A fundamental choice that developers must make when starting a JSS implementation is which workflow to use during development. Developers can choose between one of the following workflows:
We recommend that all JSS projects start code-first, even if the intent is to switch to Sitecore-first right after scaffolding the new app. Initializing projects from our code-first application samples and then importing them into Sitecore sets up the proper item structures in Sitecore.
We recommend that all projects switch to Sitecore-first as soon as possible, with the exception of apps built for client-side embedding. Multisite projects, in particular, have complex information architectures and therefore benefit the most from switching to the Sitecore-first workflow early on.
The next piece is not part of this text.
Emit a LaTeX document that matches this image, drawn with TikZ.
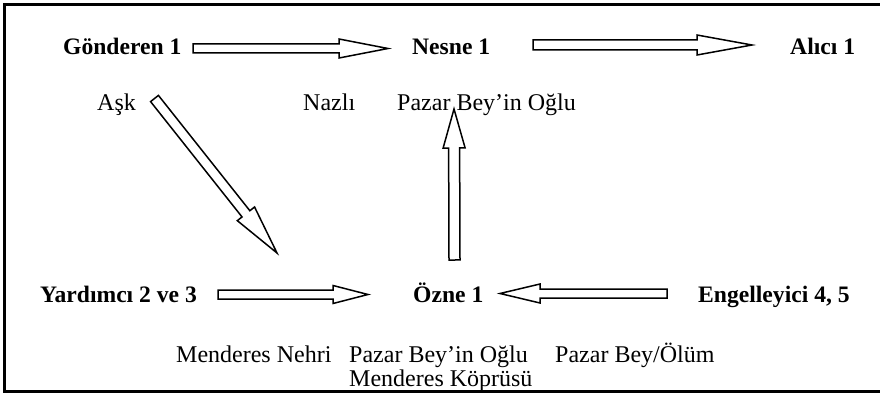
\documentclass[tikz,border=0pt]{standalone}
\usepackage{fontspec}
\setmainfont{Liberation Serif}
\usetikzlibrary{calc}

% Outlined block arrow: tail, tip, half shaft width, half head width, head length
\newcommand{\blockarrow}[5]{%
  \coordinate (ba-h) at ($(#2)!#5!(#1)$);
  \draw[blockline]
    ($(#1)!#3!90:(#2)$) -- ($(ba-h)!#3!90:(#2)$) -- ($(ba-h)!#4!90:(#2)$) --
    (#2) --
    ($(ba-h)!#4!-90:(#2)$) -- ($(ba-h)!#3!-90:(#2)$) -- ($(#1)!#3!-90:(#2)$) -- cycle;
}

\begin{document}
\begin{tikzpicture}[x=1pt,y=-1pt,
  role/.style={font=\fontsize{23.6}{28}\selectfont\bfseries, inner sep=0pt, anchor=base west},
  actor/.style={font=\fontsize{24}{28}\selectfont, inner sep=0pt, anchor=base west},
  blockline/.style={draw=black, line width=1.5pt, fill=white, line join=miter}]
\useasboundingbox (0,0) rectangle (880,393);

% frame (open on the right)
\draw[line width=2.6pt] (900,4.5) -- (4.5,4.5) -- (4.5,391.5) -- (900,391.5);

% actantial roles
\node[role] (gonderen) at (63,55)  {Gönderen 1};
\node[role] (nesne)    at (412,55) {Nesne 1};
\node[role] (alici)    at (790,55) {Alıcı 1};
\node[role] (yardimci) at (40,302) {Yardımcı 2 ve 3};
\node[role] (ozne)     at (413,302) {Özne 1};
\node[role] (engel)    at (698,302) {Engelleyici 4, 5};

% characters filling the roles
\node[actor] (ask)     at (97,111)  {Aşk};
\node[actor] (nazli)   at (303,111) {Nazlı};
\node[actor] (oglu1)   at (397,111) {Pazar Bey’in Oğlu};
\node[actor] (nehir)   at (176,362) {Menderes Nehri};
\node[actor] (oglu2)   at (349,362) {Pazar Bey’in Oğlu};
\node[actor] (olum)    at (555,362) {Pazar Bey/Ölüm};
\node[actor] (kopru)   at (349,386) {Menderes Köprüsü};

% arrow ends
\coordinate (a1s) at (193,48.5);  \coordinate (a1e) at (388,48.5);
\coordinate (a2s) at (533,45);    \coordinate (a2e) at (752,45);
\coordinate (a3s) at (154.5,98.5); \coordinate (a3e) at (277,253);
\coordinate (a4s) at (454.5,260); \coordinate (a4e) at (454,109);
\coordinate (a5s) at (218,294.5); \coordinate (a5e) at (368,294.5);
\coordinate (a6s) at (667,293.5); \coordinate (a6e) at (500,293.5);

\blockarrow{a1s}{a1e}{4.5pt}{9.5pt}{49pt}
\blockarrow{a2s}{a2e}{5pt}{10pt}{55pt}
\blockarrow{a3s}{a3e}{5pt}{11pt}{50pt}
\blockarrow{a4s}{a4e}{5.5pt}{11pt}{39pt}
\blockarrow{a5s}{a5e}{4.5pt}{9pt}{35pt}
\blockarrow{a6s}{a6e}{4.5pt}{9.5pt}{40pt}
\end{tikzpicture}
\end{document}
The previous recommendations apply fully when using JSS to build fully-fledged applications where the list of site definitions in Sitecore contains an entry that matches the JSS application name and JSS components are used across the entire website/application.
JSS applications that are embedded in a single page, whether MVC or SXA, can move away from the standard recommendations. In this use case, the JSS app is treated as a page component and does not need a site definition entry. Any front-end components built in the JSS app can only be used on the page where the app is embedded.
Based on feedback from our customers, embedded apps can successfully use the code-first workflow all the way to production. This is because all components and templates are scoped to a single page on the site, so complexities like templates inheritance and multisite considerations are not relevant. This allows front-end developers to have greater control over templates and even deviate from traditional Sitecore conventions, assuming that the authoring experience is not compromised.